• _Work to be completed_: Starting at the first line of the listing below, repeat each line up to and including the one containing "y_ticks = [50, 60, 70, 80, 90]". Leave out pictures.

• _Source code of charts_:
>>>>

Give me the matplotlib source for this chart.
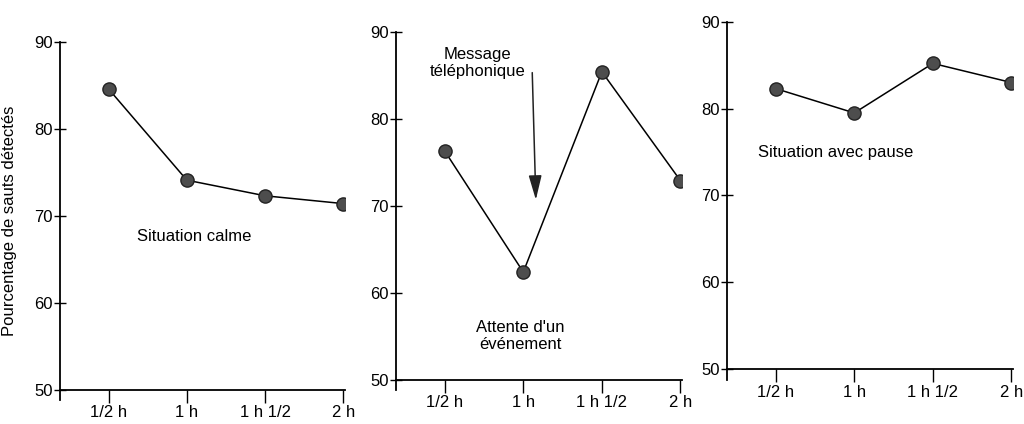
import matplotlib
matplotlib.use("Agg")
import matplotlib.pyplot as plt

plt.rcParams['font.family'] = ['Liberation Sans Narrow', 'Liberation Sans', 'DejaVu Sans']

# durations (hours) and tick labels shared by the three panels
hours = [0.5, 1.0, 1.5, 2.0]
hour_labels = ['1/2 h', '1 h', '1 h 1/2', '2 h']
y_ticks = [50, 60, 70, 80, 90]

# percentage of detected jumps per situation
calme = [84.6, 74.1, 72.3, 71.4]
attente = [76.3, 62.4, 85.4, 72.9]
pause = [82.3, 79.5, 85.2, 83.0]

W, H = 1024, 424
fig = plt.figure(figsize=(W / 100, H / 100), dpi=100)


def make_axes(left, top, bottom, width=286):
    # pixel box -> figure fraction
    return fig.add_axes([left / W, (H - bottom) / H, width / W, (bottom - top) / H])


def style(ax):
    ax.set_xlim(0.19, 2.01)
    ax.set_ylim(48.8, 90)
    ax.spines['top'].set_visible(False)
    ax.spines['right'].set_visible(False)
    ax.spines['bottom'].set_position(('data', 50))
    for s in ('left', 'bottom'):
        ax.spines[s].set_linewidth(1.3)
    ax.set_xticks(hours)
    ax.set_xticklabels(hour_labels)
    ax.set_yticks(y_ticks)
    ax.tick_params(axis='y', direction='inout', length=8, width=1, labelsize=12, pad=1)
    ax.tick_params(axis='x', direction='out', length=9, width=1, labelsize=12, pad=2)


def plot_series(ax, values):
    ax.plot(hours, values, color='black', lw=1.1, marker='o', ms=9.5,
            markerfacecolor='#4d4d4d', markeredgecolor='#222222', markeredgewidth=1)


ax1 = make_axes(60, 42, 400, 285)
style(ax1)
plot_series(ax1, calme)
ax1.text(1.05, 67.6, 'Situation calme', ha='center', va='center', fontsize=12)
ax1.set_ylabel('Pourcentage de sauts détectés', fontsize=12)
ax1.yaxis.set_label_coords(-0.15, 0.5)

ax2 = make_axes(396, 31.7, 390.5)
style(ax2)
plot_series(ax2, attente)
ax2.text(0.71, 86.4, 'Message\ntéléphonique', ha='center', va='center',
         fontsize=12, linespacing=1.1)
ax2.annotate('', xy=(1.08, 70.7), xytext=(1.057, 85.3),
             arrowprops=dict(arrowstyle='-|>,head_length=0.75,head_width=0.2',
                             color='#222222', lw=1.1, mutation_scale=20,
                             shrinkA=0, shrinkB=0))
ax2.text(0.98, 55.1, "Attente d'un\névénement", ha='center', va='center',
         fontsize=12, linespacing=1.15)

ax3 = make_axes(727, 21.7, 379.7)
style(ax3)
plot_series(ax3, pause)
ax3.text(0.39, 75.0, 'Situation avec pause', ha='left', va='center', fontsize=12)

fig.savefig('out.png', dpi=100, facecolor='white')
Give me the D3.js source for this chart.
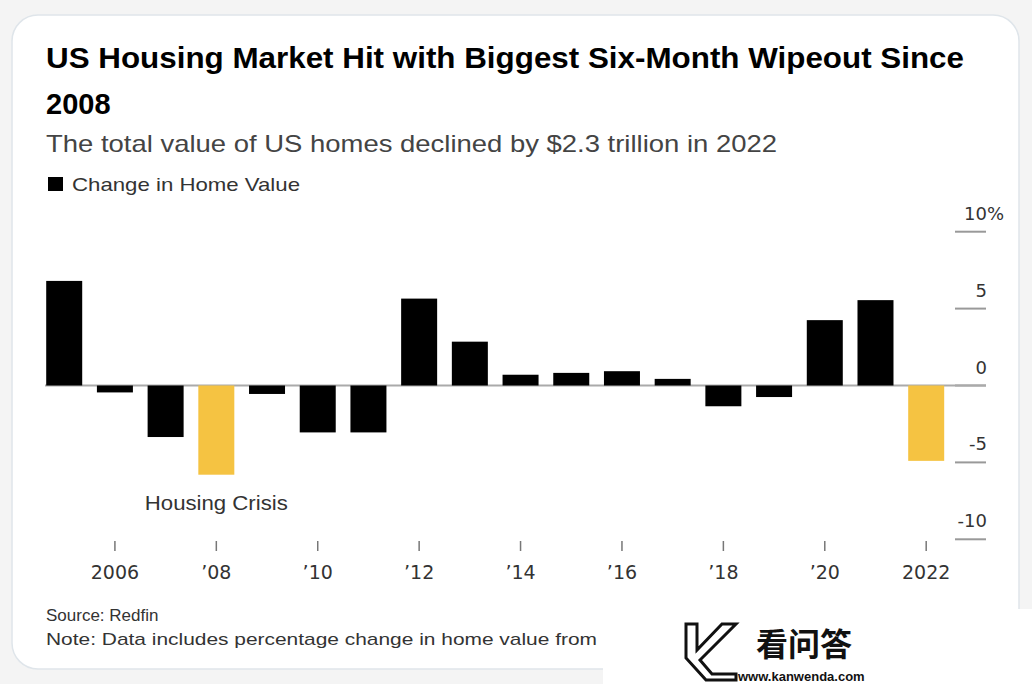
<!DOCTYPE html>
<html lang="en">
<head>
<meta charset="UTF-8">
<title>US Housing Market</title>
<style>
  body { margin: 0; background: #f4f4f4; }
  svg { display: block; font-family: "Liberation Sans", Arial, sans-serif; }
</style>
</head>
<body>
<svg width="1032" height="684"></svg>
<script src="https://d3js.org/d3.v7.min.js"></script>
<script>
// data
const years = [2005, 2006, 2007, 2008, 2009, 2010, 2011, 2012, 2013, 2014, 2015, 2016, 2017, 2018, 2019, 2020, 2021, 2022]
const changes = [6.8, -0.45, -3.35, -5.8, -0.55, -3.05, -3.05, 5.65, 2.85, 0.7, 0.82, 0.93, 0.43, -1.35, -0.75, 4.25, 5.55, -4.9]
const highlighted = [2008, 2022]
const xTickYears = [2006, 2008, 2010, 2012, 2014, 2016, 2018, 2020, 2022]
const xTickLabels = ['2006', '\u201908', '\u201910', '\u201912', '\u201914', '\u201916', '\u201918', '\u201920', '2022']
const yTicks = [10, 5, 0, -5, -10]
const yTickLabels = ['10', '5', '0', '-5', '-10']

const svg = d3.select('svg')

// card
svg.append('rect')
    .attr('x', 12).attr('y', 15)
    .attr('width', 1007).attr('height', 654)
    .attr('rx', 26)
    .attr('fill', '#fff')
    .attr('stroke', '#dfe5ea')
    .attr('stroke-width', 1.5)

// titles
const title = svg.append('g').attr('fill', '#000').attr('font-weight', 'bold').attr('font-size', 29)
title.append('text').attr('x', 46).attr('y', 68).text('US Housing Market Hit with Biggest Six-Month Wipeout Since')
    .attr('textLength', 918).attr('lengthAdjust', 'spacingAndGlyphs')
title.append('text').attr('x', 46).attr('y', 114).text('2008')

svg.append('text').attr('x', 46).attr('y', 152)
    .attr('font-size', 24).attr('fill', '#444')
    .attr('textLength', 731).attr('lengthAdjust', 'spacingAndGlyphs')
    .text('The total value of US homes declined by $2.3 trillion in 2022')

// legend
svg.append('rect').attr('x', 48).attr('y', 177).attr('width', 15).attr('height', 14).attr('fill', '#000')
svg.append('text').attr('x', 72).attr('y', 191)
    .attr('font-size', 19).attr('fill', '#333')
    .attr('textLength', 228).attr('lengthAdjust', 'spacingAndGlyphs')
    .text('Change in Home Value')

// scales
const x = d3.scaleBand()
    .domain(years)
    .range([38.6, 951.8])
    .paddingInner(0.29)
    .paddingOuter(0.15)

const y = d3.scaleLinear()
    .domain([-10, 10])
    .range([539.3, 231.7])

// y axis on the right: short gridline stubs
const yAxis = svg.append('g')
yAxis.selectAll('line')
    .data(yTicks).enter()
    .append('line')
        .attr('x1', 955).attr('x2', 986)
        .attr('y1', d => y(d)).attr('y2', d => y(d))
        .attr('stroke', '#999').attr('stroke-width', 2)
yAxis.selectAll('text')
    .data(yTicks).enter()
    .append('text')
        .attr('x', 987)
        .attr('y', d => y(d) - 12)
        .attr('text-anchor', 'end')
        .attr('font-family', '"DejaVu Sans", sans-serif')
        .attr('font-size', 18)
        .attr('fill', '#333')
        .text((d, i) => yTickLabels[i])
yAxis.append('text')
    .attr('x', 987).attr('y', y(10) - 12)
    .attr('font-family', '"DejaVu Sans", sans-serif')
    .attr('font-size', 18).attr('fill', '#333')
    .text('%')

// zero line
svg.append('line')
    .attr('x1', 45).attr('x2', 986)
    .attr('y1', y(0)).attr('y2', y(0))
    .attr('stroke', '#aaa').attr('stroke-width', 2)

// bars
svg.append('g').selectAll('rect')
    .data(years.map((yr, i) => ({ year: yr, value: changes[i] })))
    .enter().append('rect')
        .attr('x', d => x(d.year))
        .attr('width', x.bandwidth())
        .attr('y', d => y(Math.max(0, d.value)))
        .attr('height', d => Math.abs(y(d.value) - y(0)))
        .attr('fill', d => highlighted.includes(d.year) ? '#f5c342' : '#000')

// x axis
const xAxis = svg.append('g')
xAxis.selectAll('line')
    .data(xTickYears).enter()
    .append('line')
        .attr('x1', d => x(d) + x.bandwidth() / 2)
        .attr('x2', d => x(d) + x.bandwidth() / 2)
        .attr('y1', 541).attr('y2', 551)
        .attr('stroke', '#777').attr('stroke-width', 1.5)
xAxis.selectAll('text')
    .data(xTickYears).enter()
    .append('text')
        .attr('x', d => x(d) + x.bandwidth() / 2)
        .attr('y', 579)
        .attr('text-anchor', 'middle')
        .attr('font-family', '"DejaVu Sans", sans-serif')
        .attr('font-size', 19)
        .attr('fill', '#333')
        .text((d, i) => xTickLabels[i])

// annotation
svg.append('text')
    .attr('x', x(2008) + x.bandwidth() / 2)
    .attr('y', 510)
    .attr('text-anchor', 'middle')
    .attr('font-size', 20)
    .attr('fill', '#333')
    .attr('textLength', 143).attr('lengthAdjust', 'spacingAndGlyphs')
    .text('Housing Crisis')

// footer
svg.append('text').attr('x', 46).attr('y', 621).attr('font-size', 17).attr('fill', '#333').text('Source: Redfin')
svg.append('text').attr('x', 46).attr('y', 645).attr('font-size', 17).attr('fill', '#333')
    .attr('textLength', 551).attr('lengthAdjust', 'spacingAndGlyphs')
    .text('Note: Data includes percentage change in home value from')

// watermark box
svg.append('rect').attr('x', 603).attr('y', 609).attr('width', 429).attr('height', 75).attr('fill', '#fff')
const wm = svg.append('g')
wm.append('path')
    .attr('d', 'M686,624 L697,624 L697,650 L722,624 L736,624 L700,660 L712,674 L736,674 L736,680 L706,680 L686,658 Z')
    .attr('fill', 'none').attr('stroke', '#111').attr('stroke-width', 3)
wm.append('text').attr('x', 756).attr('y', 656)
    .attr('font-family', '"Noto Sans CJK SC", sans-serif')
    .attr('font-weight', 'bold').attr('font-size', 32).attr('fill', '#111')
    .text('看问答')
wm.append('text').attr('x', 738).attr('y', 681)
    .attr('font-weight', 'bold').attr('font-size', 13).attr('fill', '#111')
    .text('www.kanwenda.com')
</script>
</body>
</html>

<<<<

• _Task response_:
Give me the matplotlib source for this chart.
import matplotlib
matplotlib.use("Agg")
import matplotlib.pyplot as plt

plt.rcParams['font.family'] = ['Liberation Sans Narrow', 'Liberation Sans', 'DejaVu Sans']

# durations (hours) and tick labels shared by the three panels
hours = [0.5, 1.0, 1.5, 2.0]
hour_labels = ['1/2 h', '1 h', '1 h 1/2', '2 h']
y_ticks = [50, 60, 70, 80, 90]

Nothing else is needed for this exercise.